Director of African Studies Institute at University of Georgia named University Professor

Athens, Ga. – Lioba Moshi, a professor of comparative literature and director of the African Studies Institute in the University of Georgia’s Franklin College of Arts and Sciences, has been named a University Professor.

The title of University Professor is given to faculty at UGA who have had a significant impact on the university in addition to fulfilling their normal academic responsibilities. The impact may be in the areas of policy development, teaching, curricular change, innovative programs or academic leadership. The honor recognizes individuals whose actions as change-agents have improved the quality with which the university serves its missions.

No more than one University Professor may be named in any given year. The professor receives a permanent increase of $10,000 in salary added to the merit raise in the year of appointment. In addition, the professor receives a yearly academic support account of $5,000 as long as she or he holds the position. Appointment to the position ordinarily is continuous until retirement or resignation from the professorial ranks.

“I am indeed thrilled for this honor,” said Moshi. “I am equally thrilled that my colleagues and I had the opportunity to build African Studies at the University of Georgia.”

A native of Tanzania, Moshi received bachelor’s and master’s degrees in linguistics from the University of Dar Es Salaam. She earned an M.Phil. degree from the University of York in England and a Ph.D. from UCLA, both in linguistics.

Moshi began her academic career at Stanford University and came to UGA in 1988. She taught during the academic year 1994-1995 at the University of Pennsylvania.

At UGA, Moshi established the program in African languages, which currently includes Swahili, Yoruba and Zulu, and also established a studies abroad program in Africa in 1997, which now includes programs in Tanzania, Kenya and Ghana. She was instrumental in establishing the Institute for African Studies at UGA in 2001 and oversaw the new minor in African Studies, which was instituted in 2004.

“We are so delighted that Dr. Moshi has received a University Professorship,” said Garnett S. Stokes, dean of the Franklin College of Arts and Sciences. “She has for years been a leader in global education, and this honor recognizes her remarkable work.”

Moshi has authored or co-authored five books, including The Pedagogy of African Languages: An Emerging Field.
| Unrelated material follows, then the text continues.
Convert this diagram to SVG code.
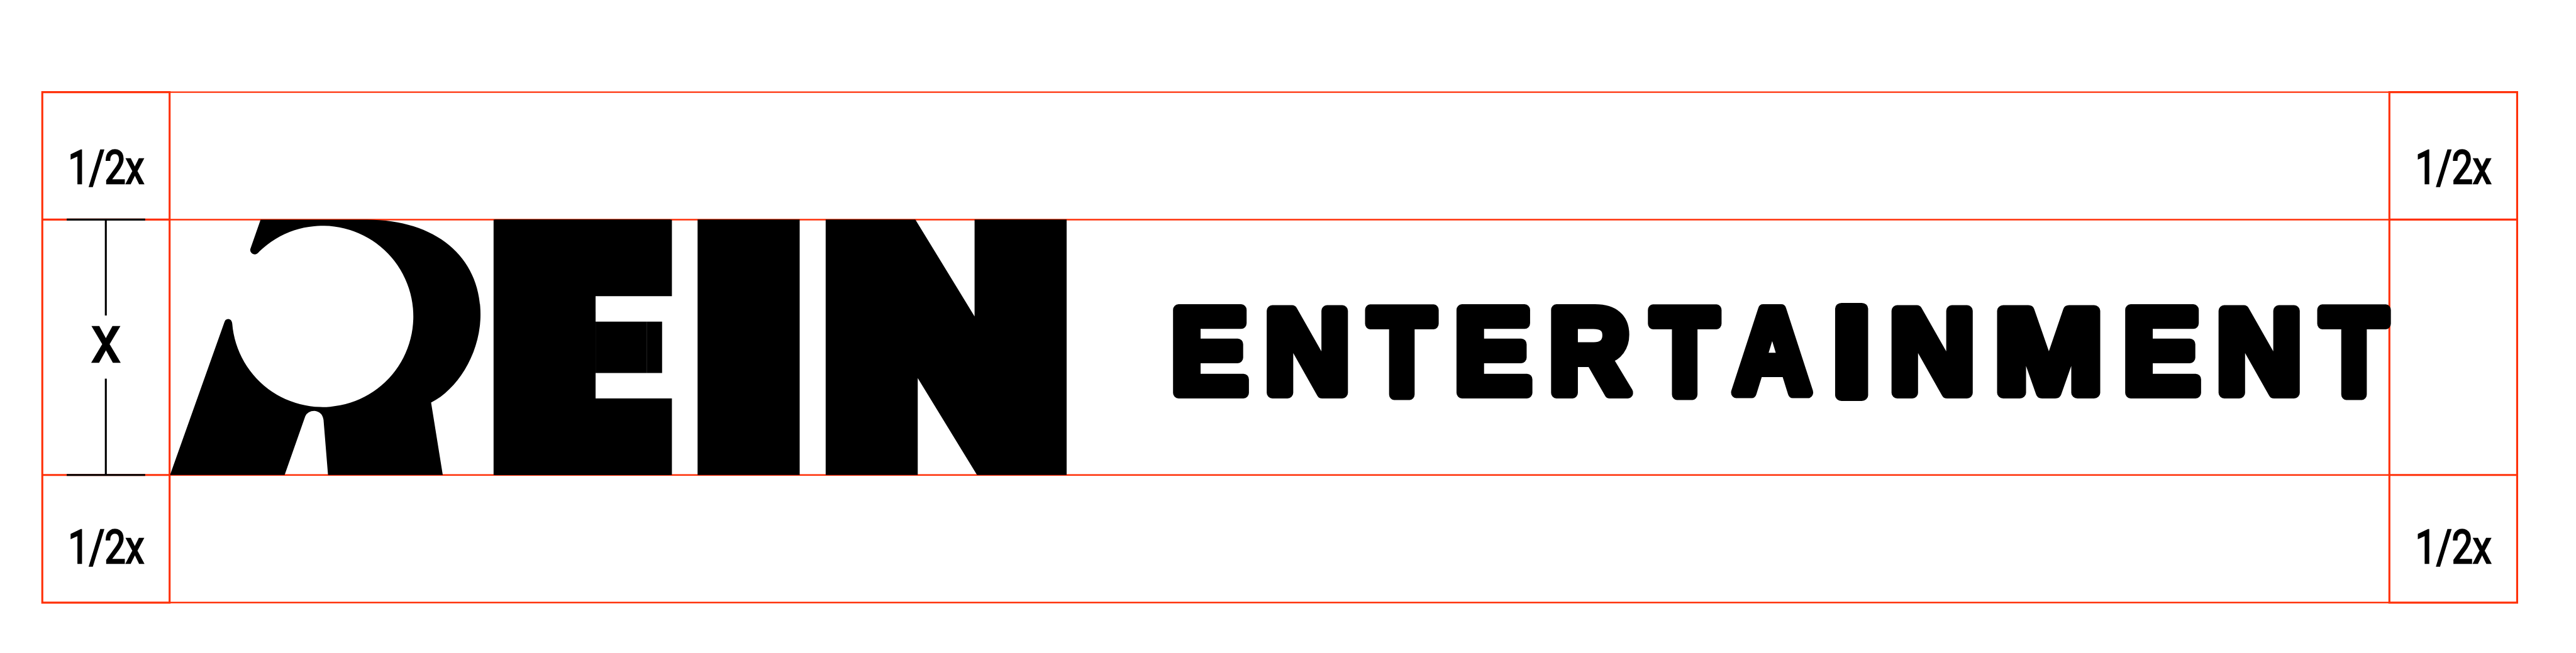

She is currently working on a new book, Democracy and Culture: An African Perspective.

She is the author of more than 35 scholarly articles and has received grant support for numerous projects. The latest, for $240,000, is a U.S. Department of Education Fulbright-Hayes Groups Project Study Abroad grant. This grant supports intensive language and culture instruction in Tanzania. The program selects 13 students from different universities in the United States to participate in an eight-week program.

Moshi has taught many courses in linguistics and Swahili at UGA and has developed a number of multimedia works, including a series of videos intended to help students acquire the Swahili language and culture. This summer she will lead an eight-week intensive advanced Swahili program in Tanzania.

Moshi grew up in a town almost in the shadow of storied Mt. Kilimanjaro, in a place where her great-grandfather had been village chief. South of Kenya and east of the Congo, Tanzania stood at a cultural crossroads that cast Africans, Germans and British against each other for decades and left a culture of great diversity and richness. The town of Kirua, where she lived, was 16 kilometers northeast, in fact, of the town of Moshi-the Swahili word for smoke. In its original meaning, moshi indicated a chief’s house, where food was always cooking for villagers, and smoke could be seen streaming into the equatorial air.